> [Exercise brief]: Tally how many lines hold the string "this". Your reply should be that number alone.

(Source code of charts)
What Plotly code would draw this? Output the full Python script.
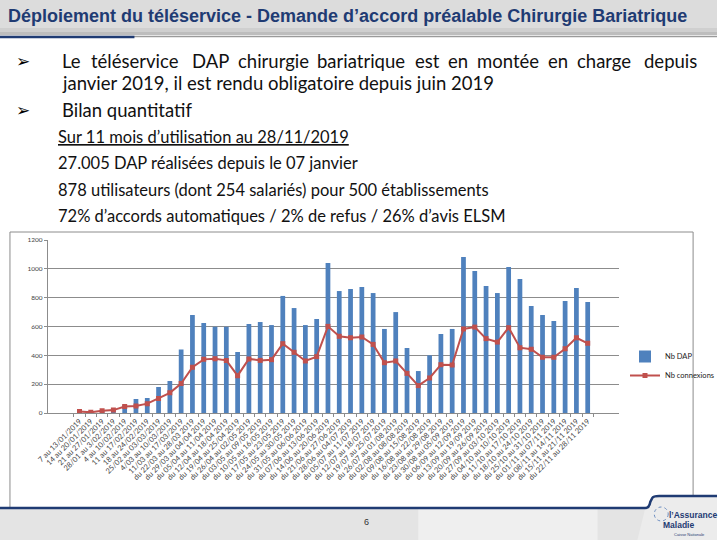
import plotly.graph_objects as go

# ---------------- data ----------------
weeks = [
    "7 au 13/01/2019", "14 au 20/01/2019", "21 au 27/01/2019", "28/01 au 3/02/2019",
    "4 au 10/02/2019", "11 au 17/02/2019", "18 au 24/02/2019", "25/02 au 03/03/2019",
    "4/03 au 10/03/2019", "11/03 au 17/03/2019",
    "du 22/03 au 28/03 2019", "du 29/03 au 04/04 2019", "du 05/04 au 11/04 2019",
    "du 12/04 au 18/04 2019", "du 19/04 au 25/04 2019", "du 26/04 au 02/05 2019",
    "du 03/05 au 09/05 2019", "du 10/05 au 16/05 2019", "du 17/05 au 23/05 2019",
    "du 24/05 au 30/05 2019", "du 31/05 au 06/06 2019", "du 07/06 au 13/06 2019",
    "du 14/06 au 20/06 2019", "du 21/06 au 27/06 2019", "du 28/06 au 04/07 2019",
    "du 05/07 au 11/07 2019", "du 12/07 au 18/07 2019", "du 19/07 au 25/07 2019",
    "du 26/07 au 01/08 2019", "du 02/08 au 08/08 2019", "du 09/08 au 15/08 2019",
    "du 16/08 au 22/08 2019", "du 23/08 au 29/08 2019", "du 30/08 au 05/09 2019",
    "du 06/09 au 12/09 2019", "du 13/09 au 19/09 2019", "du 20/09 au 26/09 2019",
    "du 27/09 au 03/10 2019", "du 04/10 au 10/10 2019", "du 11/10 au 17/10 2019",
    "du 18/10 au 24/10 2019", "du 25/10 au 31/10 2019", "du 01/11 au 07/11 2019",
    "du 08/11 au 14/11 2019", "du 15/11 au 21/11 2019", "du 22/11 au 28/11 2019",
]
nb_dap = [
    12, 10, 18, 30, 55, 97, 104, 180, 222, 440,
    680, 624, 599, 599, 423, 617, 631, 610, 812, 728,
    610, 652, 1040, 846, 860, 874, 832, 583, 700, 451,
    291, 400, 548, 583, 1082, 985, 881, 832, 1013, 929,
    742, 680, 638, 777, 867, 770,
]
nb_connexions = [
    10, 5, 15, 20, 45, 48, 65, 100, 140, 205,
    317, 372, 377, 365, 259, 375, 365, 370, 481, 421,
    361, 391, 601, 532, 522, 527, 476, 349, 361, 275,
    190, 243, 335, 333, 583, 596, 516, 492, 592, 453,
    442, 386, 386, 446, 522, 483,
]
y_ticks = [0, 200, 400, 600, 800, 1000, 1200]

title_text = "Déploiement du téléservice - Demande d’accord préalable Chirurgie Bariatrique"
line1_words = ["Le", "téléservice", "DAP", "chirurgie", "bariatrique", "est", "en",
               "montée", "en", "charge", "depuis"]
line2_text = "janvier 2019, il est rendu obligatoire depuis juin 2019"
bullet2_text = "Bilan quantitatif"
sub_lines = [
    "<u>Sur 11 mois d’utilisation au 28/11/2019</u>",
    "27.005 DAP réalisées depuis le 07 janvier",
    "878 utilisateurs (dont 254 salariés) pour 500 établissements",
    "72% d’accords automatiques / 2% de refus / 26% d’avis ELSM",
]

W, H = 720, 540
def px(x):
    return x / W
def py(y):
    return 1 - y / H

NAVY = "#1F3B73"
BODY_FONT = "Lato, Carlito, Calibri, sans-serif"

fig = go.Figure()
fig.add_trace(go.Bar(
    x=weeks, y=nb_dap, name="Nb DAP",
    marker=dict(color="#4F81BD", line=dict(width=0)),
))
fig.add_trace(go.Scatter(
    x=weeks, y=nb_connexions, name="Nb connexions", mode="lines+markers",
    line=dict(color="#C0504D", width=2),
    marker=dict(symbol="square", size=5, color="#C0504D"),
))

shapes = []
# header band
shapes.append(dict(type="rect", xref="paper", yref="paper", x0=0, x1=1, y0=py(28), y1=py(0),
                   fillcolor="#DCDCDC", line=dict(width=0), layer="below"))
shapes.append(dict(type="rect", xref="paper", yref="paper", x0=0, x1=1, y0=py(32), y1=py(28),
                   fillcolor="#CFCFCF", line=dict(width=0), layer="below"))
shapes.append(dict(type="rect", xref="paper", yref="paper", x0=0, x1=1, y0=py(35), y1=py(32),
                   fillcolor="#BDBDBD", line=dict(width=0), layer="below"))
shapes.append(dict(type="line", xref="paper", yref="paper", x0=0, x1=1, y0=py(36.5), y1=py(36.5),
                   line=dict(color="#9A9A9A", width=1.5), layer="below"))
shapes.append(dict(type="line", xref="paper", yref="paper", x0=0, x1=px(135), y0=py(37), y1=py(37),
                   line=dict(color=NAVY, width=2.5), layer="below"))
# chart box
shapes.append(dict(type="rect", xref="paper", yref="paper", x0=px(10), x1=px(696), y0=py(508), y1=py(232),
                   fillcolor="white", line=dict(color="#8C8C8C", width=1), layer="below"))
# footer
shapes.append(dict(type="rect", xref="paper", yref="paper", x0=0, x1=1, y0=0, y1=py(508),
                   fillcolor="#E4E4E4", line=dict(width=0), layer="above"))
shapes.append(dict(type="rect", xref="paper", yref="paper", x0=px(420), x1=px(600), y0=0, y1=py(509),
                   fillcolor="#EFEFEF", line=dict(width=0), layer="above"))
shapes.append(dict(type="path", xref="paper", yref="paper", layer="above",
                   path=f"M {px(648)} {py(508)} Q {px(652)} {py(508)} {px(653)} {py(502)} "
                        f"L {px(655)} {py(498)} Q {px(656)} {py(496)} {px(662)} {py(496)} "
                        f"L 1 {py(496)} L 1 {py(540)} L {px(640)} {py(540)} Z",
                   fillcolor="#ECECEC", line=dict(width=0)))
shapes.append(dict(type="path", xref="paper", yref="paper", layer="above",
                   path=f"M 0 {py(508)} L {px(648)} {py(508)} Q {px(652)} {py(508)} {px(653)} {py(502)} "
                        f"L {px(655)} {py(498)} Q {px(656)} {py(496)} {px(662)} {py(496)} L 1 {py(496)}",
                   line=dict(color=NAVY, width=2.5)))
shapes.append(dict(type="circle", xref="paper", yref="paper", layer="above",
                   x0=px(657), x1=px(671), y0=py(521), y1=py(507),
                   line=dict(color="#6A8CC0", width=1, dash="dot")))

annotations = []
annotations.append(dict(text=f"<b>{title_text}</b>", x=px(6), y=py(16), xref="paper", yref="paper",
                        xanchor="left", yanchor="middle", showarrow=False,
                        font=dict(family="Liberation Sans, Arial", size=18, color=NAVY)))
# bullets
for yy in (61, 110):
    annotations.append(dict(text="➢", x=px(23), y=py(yy), xref="paper", yref="paper",
                            xanchor="center", yanchor="middle", showarrow=False,
                            font=dict(family="DejaVu Sans", size=17, color="#000")))
# justified first line (word by word)
MAIN = 18.5
annotations.append(dict(text=line1_words[0], x=px(60), y=py(61), xref="paper", yref="paper",
                        xanchor="left", yanchor="middle", showarrow=False,
                        font=dict(family=BODY_FONT, size=MAIN, color="#111")))
word_cx = [136, 211, 275, 363, 429, 460, 510, 560, 607]
for wx, wd in zip(word_cx, line1_words[1:-1]):
    annotations.append(dict(text=wd, x=px(wx), y=py(61), xref="paper", yref="paper",
                            xanchor="center", yanchor="middle", showarrow=False,
                            font=dict(family=BODY_FONT, size=MAIN, color="#111")))
annotations.append(dict(text=line1_words[-1], x=px(702), y=py(61), xref="paper", yref="paper",
                        xanchor="right", yanchor="middle", showarrow=False,
                        font=dict(family=BODY_FONT, size=MAIN, color="#111")))
annotations.append(dict(text=line2_text, x=px(60), y=py(83), xref="paper", yref="paper",
                        xanchor="left", yanchor="middle", showarrow=False,
                        font=dict(family=BODY_FONT, size=MAIN, color="#111")))
annotations.append(dict(text=bullet2_text, x=px(60), y=py(110), xref="paper", yref="paper",
                        xanchor="left", yanchor="middle", showarrow=False,
                        font=dict(family=BODY_FONT, size=MAIN, color="#111")))
for i, t in enumerate(sub_lines):
    annotations.append(dict(text=t, x=px(56), y=py(137 + 26.3 * i), xref="paper", yref="paper",
                            xanchor="left", yanchor="middle", showarrow=False,
                            font=dict(family=BODY_FONT, size=16.5, color="#111")))
# footer texts
annotations.append(dict(text="6", x=px(368), y=py(522), xref="paper", yref="paper",
                        xanchor="center", yanchor="middle", showarrow=False,
                        font=dict(family="Liberation Sans, Arial", size=9, color="#333")))
annotations.append(dict(text="<b>l’Assurance</b>", x=px(670), y=py(515), xref="paper", yref="paper",
                        xanchor="left", yanchor="middle", showarrow=False,
                        font=dict(family="Liberation Sans Narrow, Liberation Sans", size=8.5, color=NAVY)))
annotations.append(dict(text="<b>Maladie</b>", x=px(664), y=py(525), xref="paper", yref="paper",
                        xanchor="left", yanchor="middle", showarrow=False,
                        font=dict(family="Liberation Sans Narrow, Liberation Sans", size=8.5, color=NAVY)))
annotations.append(dict(text="Caisse Nationale", x=px(675), y=py(534), xref="paper", yref="paper",
                        xanchor="left", yanchor="middle", showarrow=False,
                        font=dict(family="Liberation Sans", size=4, color=NAVY)))

fig.update_layout(
    width=W, height=H,
    margin=dict(l=0, r=0, t=0, b=0),
    paper_bgcolor="white", plot_bgcolor="white",
    bargap=0.58,
    showlegend=True,
    legend=dict(x=px(628), y=py(342), xanchor="left", yanchor="top",
                font=dict(family=BODY_FONT, size=7.5, color="#222"),
                bgcolor="rgba(0,0,0,0)", tracegroupgap=0, itemwidth=30),
    xaxis=dict(domain=[px(48), px(622)], type="category", tickangle=-45,
               tickfont=dict(family=BODY_FONT, size=7.5, color="#444"),
               showline=True, linecolor="#8C8C8C", linewidth=1,
               ticks="outside", ticklen=3, tickcolor="#8C8C8C", tickson="boundaries",
               showgrid=False, automargin=False),
    yaxis=dict(domain=[py(413), py(240)], range=[0, 1200], tickvals=y_ticks,
               tickfont=dict(family=BODY_FONT, size=6.5, color="#444"),
               showline=True, linecolor="#8C8C8C", linewidth=1,
               ticks="outside", ticklen=3, tickcolor="#8C8C8C",
               showgrid=True, gridcolor="#8C8C8C", gridwidth=1,
               zeroline=False, automargin=False),
    shapes=shapes,
    annotations=annotations,
)

fig.write_html("out.html", config={"displayModeBar": False},
               post_script="document.body.style.margin='0';document.body.style.overflow='hidden';")
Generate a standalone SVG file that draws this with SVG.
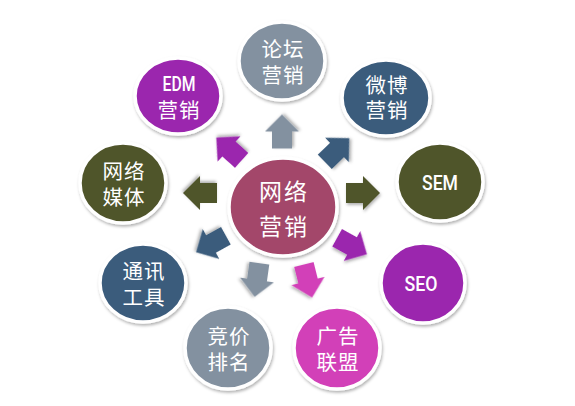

> [Finished task]: 2